Analysis and Simulation on Imaging Performance of Backward and Forward Bistatic Synthetic Aperture Radar

Abstract

In recent years, bistatic synthetic aperture radar (SAR) technique has attracted considerable and increasing attention. Compared to monostatic SAR for which only the backscattering is measured, bistatic SAR expands the scattering measurements in aspects of angular region and polarization, and greatly enhances the capability of remote sensing over terrain and sea. It has been pointed out in recent theoretical researches that bistatic scattering measured in the forward region is preferable to that measured in the backward region in lines of surface parameters retrieval. In the forward region, both dynamic range and signal sensitivity increase to a great extent. For these reasons, bistatic SAR imaging is desirable. However, because of the separated positions of the transmitter and receiver, the degrees of freedom in the parameter space is increased and the forward bistatic imaging is more complicated than the backward bistatic SAR in the aspects of bistatic range history, Doppler parameter estimation and motion compensation, et, al. In this study, we analyze bistatic SAR in terms of ground range resolution, azimuth resolution, bistatic range history and signal to noise ratio (SNR) in different bistatic configurations.

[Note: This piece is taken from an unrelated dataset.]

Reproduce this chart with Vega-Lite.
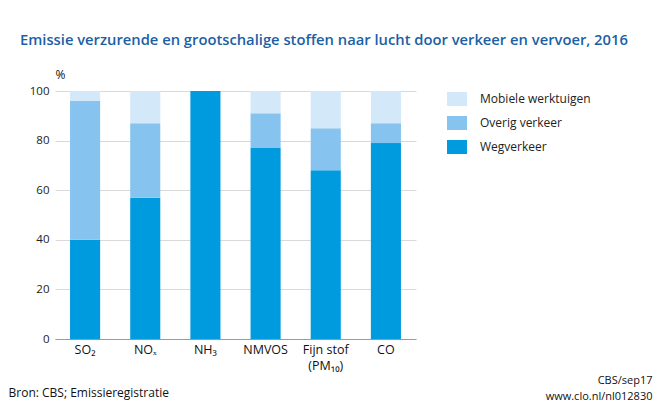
{
  "$schema": "https://vega.github.io/schema/vega-lite/v6.json",
  "width": 361,
  "height": 248,
  "autosize": {"type": "none"},
  "padding": {"left": 55, "top": 91, "right": 244, "bottom": 68},
  "background": "white",
  "title": {
    "text": "Emissie verzurende en grootschalige stoffen naar lucht door verkeer en vervoer, 2016",
    "anchor": "start",
    "frame": "group",
    "dx": -35,
    "offset": 20,
    "fontSize": 14.75,
    "font": "Open Sans",
    "fontWeight": 600,
    "color": "#1c5fa5"
  },
  "data": {
    "values": [
      {"stof": "SO₂", "categorie": "Wegverkeer", "waarde": 40},
      {"stof": "SO₂", "categorie": "Overig verkeer", "waarde": 56},
      {"stof": "SO₂", "categorie": "Mobiele werktuigen", "waarde": 4},
      {"stof": "NOₓ", "categorie": "Wegverkeer", "waarde": 57},
      {"stof": "NOₓ", "categorie": "Overig verkeer", "waarde": 30},
      {"stof": "NOₓ", "categorie": "Mobiele werktuigen", "waarde": 13},
      {"stof": "NH₃", "categorie": "Wegverkeer", "waarde": 100},
      {"stof": "NH₃", "categorie": "Overig verkeer", "waarde": 0},
      {"stof": "NH₃", "categorie": "Mobiele werktuigen", "waarde": 0},
      {"stof": "NMVOS", "categorie": "Wegverkeer", "waarde": 77},
      {"stof": "NMVOS", "categorie": "Overig verkeer", "waarde": 14},
      {"stof": "NMVOS", "categorie": "Mobiele werktuigen", "waarde": 9},
      {"stof": "Fijn stof|(PM₁₀)", "categorie": "Wegverkeer", "waarde": 68},
      {"stof": "Fijn stof|(PM₁₀)", "categorie": "Overig verkeer", "waarde": 17},
      {"stof": "Fijn stof|(PM₁₀)", "categorie": "Mobiele werktuigen", "waarde": 15},
      {"stof": "CO", "categorie": "Wegverkeer", "waarde": 79},
      {"stof": "CO", "categorie": "Overig verkeer", "waarde": 8},
      {"stof": "CO", "categorie": "Mobiele werktuigen", "waarde": 13}
    ]
  },
  "layer": [
    {
      "mark": {"type": "bar"},
      "encoding": {
        "x": {
          "field": "stof",
          "type": "nominal",
          "sort": null,
          "scale": {"paddingInner": 0.5, "paddingOuter": 0.25},
          "axis": {
            "title": "Bron: CBS; Emissieregistratie",
            "titleX": -47,
            "titleY": 53,
            "titleAnchor": "start",
            "titleAlign": "left",
            "titleBaseline": "middle",
            "titleFontWeight": "normal",
            "titleFontSize": 12,
            "titleColor": "#111111",
            "labelAngle": 0,
            "labelExpr": "split(datum.label, '|')",
            "labelFontSize": 12.5,
            "labelColor": "#111111",
            "labelPadding": 4,
            "labelLineHeight": 16,
            "labelBaseline": "top",
            "ticks": false,
            "grid": false,
            "domainColor": "#9a9a9a"
          }
        },
        "y": {
          "field": "waarde",
          "type": "quantitative",
          "stack": "zero",
          "scale": {"domain": [0, 100]},
          "axis": {
            "title": "%",
            "titleAngle": 0,
            "titleX": 0,
            "titleY": -17,
            "titleAlign": "left",
            "titleBaseline": "middle",
            "titleFontWeight": "normal",
            "titleFontSize": 12,
            "titleColor": "#111111",
            "values": [0, 20, 40, 60, 80, 100],
            "domain": false,
            "ticks": false,
            "gridColor": "#d9d9d9",
            "labelPadding": 6,
            "labelFontSize": 11.5,
            "labelColor": "#222222"
          }
        },
        "color": {
          "field": "categorie",
          "type": "nominal",
          "scale": {
            "domain": ["Mobiele werktuigen", "Overig verkeer", "Wegverkeer"],
            "range": ["#d3e8f9", "#86c4ef", "#009bde"]
          },
          "legend": {
            "title": null,
            "orient": "none",
            "legendX": 392,
            "legendY": -2,
            "symbolType": "M-1,-0.7H1V0.7H-1Z",
            "symbolSize": 400,
            "symbolStrokeWidth": 0,
            "symbolOpacity": 1,
            "rowPadding": 7,
            "labelFontSize": 12,
            "labelOffset": 13,
            "labelColor": "#222222",
            "padding": 0
          }
        },
        "order": {"field": "categorie", "sort": "descending"}
      }
    },
    {
      "mark": {"type": "rule", "opacity": 0},
      "encoding": {
        "y": {
          "datum": 0,
          "type": "quantitative",
          "axis": {
            "orient": "right",
            "title": ["CBS/sep17", "www.clo.nl/nl012830"],
            "labels": false,
            "ticks": false,
            "domain": false,
            "grid": false,
            "titleAngle": 0,
            "titleX": 236,
            "titleY": 283,
            "titleAlign": "right",
            "titleBaseline": "top",
            "titleFontWeight": "normal",
            "titleFontSize": 11,
            "titleLineHeight": 16,
            "titleColor": "#111111"
          }
        }
      }
    }
  ],
  "resolve": {"scale": {"y": "independent"}},
  "config": {"view": {"stroke": null}, "font": "Open Sans"}
}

Effects of system motion parameters on bistatic SAR imaging are investigated through analytical modeling and numerical simulations. The results indicate that the range resolution is extremely degraded in some cases in forward bistatic SAR imaging. In addition, due to the different imaging projection rules between backward and forward bistatic SAR, the ghost point is produced in the forward imaging. To avoid the above problems, the forward bistatic imaging geometry must be carefully considered. For a given application requirement with the desired imaging performances, the design of the motion parameters can be considered as a question of solving the nonlinear equation system (NES). Then the improved chaos particle swarm optimization (CPSO) is introduced to solve the NES and obtain the optimal solutions. And the simulated imaging results are used to test and verify the effectiveness of CPSO. The results help to deepen understanding of the constraints and properties of bistatic SAR imaging and provide the reference to the optimal design of the motion parameters for a specific requirement, especially in forward bistatic configurations.